To register a custom embedding provider, create a class that inherits from EmbeddingModel and register it in your config.py.
from typing import List
from nemoguardrails.embeddings.providers.base import EmbeddingModel
from nemoguardrails import LLMRails
class CustomEmbeddingModel(EmbeddingModel):
"""An implementation of a custom embedding provider."""
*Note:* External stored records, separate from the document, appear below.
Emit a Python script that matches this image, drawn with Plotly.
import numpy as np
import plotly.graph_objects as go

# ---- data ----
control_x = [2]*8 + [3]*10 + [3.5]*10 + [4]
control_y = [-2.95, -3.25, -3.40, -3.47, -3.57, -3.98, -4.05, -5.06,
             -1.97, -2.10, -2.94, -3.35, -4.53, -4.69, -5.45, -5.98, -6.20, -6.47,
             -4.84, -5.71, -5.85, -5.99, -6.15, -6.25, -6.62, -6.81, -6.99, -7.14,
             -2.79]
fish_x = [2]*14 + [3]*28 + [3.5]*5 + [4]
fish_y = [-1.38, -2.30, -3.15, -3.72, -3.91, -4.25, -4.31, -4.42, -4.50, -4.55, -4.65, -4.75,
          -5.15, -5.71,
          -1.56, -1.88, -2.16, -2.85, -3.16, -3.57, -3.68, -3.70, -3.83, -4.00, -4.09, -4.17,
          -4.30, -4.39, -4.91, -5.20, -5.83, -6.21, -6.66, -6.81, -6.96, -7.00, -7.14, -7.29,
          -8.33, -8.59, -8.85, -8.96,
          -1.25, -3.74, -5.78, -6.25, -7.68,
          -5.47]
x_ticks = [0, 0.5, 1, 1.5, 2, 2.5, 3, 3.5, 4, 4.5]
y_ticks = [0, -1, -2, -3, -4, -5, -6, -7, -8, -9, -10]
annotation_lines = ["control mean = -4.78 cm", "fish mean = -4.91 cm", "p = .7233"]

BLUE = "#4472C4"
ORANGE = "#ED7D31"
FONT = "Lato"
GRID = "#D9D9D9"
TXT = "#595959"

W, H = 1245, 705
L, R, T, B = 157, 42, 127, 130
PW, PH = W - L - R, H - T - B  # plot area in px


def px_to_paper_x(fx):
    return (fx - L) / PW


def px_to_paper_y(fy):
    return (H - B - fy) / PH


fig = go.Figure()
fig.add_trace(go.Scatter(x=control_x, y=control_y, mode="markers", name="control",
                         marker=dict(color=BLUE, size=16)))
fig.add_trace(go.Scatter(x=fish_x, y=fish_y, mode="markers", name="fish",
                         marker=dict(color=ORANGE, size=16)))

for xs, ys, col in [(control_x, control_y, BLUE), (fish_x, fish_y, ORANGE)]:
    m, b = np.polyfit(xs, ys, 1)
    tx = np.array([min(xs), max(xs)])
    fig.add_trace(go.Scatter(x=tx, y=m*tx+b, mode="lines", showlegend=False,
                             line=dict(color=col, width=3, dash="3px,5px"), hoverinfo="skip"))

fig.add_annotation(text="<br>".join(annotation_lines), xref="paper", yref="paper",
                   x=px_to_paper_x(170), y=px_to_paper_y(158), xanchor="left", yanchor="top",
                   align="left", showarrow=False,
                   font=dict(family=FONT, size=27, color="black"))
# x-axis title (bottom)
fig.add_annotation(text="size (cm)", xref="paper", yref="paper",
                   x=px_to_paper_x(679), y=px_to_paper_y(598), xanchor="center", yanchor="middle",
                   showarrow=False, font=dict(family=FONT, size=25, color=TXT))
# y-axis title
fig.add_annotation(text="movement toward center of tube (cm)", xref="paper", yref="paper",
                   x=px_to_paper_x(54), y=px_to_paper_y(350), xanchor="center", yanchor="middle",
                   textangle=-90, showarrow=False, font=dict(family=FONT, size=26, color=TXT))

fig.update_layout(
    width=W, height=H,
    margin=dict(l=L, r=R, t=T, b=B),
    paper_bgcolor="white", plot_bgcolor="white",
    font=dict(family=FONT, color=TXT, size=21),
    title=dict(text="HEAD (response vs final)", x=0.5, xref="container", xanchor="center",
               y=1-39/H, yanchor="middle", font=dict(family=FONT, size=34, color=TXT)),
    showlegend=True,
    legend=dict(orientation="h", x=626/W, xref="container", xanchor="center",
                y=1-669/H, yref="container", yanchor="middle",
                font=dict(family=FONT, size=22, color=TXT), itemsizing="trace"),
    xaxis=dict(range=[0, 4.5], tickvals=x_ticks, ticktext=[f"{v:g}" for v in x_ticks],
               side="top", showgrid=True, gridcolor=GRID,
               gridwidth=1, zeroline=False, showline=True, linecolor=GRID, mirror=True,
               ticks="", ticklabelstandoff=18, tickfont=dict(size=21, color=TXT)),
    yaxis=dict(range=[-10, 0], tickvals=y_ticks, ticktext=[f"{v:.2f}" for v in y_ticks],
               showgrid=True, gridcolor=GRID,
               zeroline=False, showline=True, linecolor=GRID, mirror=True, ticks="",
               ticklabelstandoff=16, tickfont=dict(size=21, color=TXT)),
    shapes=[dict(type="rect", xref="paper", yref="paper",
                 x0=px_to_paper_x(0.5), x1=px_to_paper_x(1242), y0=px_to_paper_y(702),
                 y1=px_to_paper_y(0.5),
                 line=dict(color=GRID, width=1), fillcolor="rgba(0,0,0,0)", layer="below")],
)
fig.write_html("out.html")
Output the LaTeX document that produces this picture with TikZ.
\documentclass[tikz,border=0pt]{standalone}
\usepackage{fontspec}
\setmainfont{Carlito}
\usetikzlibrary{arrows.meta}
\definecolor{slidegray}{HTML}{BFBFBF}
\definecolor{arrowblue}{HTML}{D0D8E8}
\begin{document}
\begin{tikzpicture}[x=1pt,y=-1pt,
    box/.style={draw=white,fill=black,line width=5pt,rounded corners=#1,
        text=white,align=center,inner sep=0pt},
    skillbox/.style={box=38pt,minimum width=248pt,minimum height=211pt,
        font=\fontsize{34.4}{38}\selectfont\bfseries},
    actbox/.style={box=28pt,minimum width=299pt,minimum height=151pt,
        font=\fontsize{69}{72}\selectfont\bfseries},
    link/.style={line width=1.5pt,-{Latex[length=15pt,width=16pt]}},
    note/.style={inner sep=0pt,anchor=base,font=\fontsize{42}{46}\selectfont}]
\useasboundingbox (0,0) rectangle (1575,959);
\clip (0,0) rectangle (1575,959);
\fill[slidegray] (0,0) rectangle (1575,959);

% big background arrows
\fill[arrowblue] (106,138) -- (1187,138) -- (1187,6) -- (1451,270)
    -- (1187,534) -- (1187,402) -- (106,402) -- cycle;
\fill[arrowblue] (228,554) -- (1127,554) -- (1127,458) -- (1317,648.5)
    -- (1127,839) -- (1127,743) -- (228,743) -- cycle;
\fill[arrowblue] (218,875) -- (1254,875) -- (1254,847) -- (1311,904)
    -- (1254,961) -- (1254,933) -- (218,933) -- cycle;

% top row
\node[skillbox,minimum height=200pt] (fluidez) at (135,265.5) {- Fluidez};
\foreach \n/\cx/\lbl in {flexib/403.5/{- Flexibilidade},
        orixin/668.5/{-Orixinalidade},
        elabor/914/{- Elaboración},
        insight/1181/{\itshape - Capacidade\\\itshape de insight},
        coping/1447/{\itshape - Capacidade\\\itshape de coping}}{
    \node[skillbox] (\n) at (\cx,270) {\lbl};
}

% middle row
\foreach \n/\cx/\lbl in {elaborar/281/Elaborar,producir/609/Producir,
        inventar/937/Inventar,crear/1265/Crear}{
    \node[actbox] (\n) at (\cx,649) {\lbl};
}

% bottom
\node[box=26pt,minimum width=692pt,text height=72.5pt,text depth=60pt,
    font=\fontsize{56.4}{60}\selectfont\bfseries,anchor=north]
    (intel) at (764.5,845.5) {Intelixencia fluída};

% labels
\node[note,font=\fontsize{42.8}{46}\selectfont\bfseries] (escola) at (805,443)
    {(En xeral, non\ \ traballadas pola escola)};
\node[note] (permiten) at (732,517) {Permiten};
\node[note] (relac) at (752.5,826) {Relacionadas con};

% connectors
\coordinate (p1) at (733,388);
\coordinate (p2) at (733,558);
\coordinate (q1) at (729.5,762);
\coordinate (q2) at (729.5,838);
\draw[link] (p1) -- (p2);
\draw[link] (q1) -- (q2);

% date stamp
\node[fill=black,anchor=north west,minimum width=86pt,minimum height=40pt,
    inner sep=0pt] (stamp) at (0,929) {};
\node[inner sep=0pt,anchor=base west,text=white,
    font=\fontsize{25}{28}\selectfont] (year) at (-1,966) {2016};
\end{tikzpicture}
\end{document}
engine_name = "CustomEmbeddingModel"
def __init__(self, embedding_model: str):
# Initialize the model
...
async def encode_async(self, documents: List[str]) -> List[List[float]]:
"""Encode the provided documents into embeddings.
Args:
documents (List[str]): The list of documents for which embeddings should be created.
Returns:
List[List[float]]: The list of embeddings corresponding to the input documents.
"""
...
def encode(self, documents: List[str]) -> List[List[float]]:
"""Encode the provided documents into embeddings.
Args:
documents (List[str]): The list of documents for which embeddings should be created.
Returns:
List[List[float]]: The list of embeddings corresponding to the input documents.
"""
...
def init(app: LLMRails):
"""Initialization function in your config.py."""
app.register_embedding_provider(CustomEmbeddingModel, "CustomEmbeddingModel")
You can then use the custom embedding provider in your configuration:
models:
# ...
- type: embeddings
engine: SomeCustomName
model: SomeModelName # supported by the provider.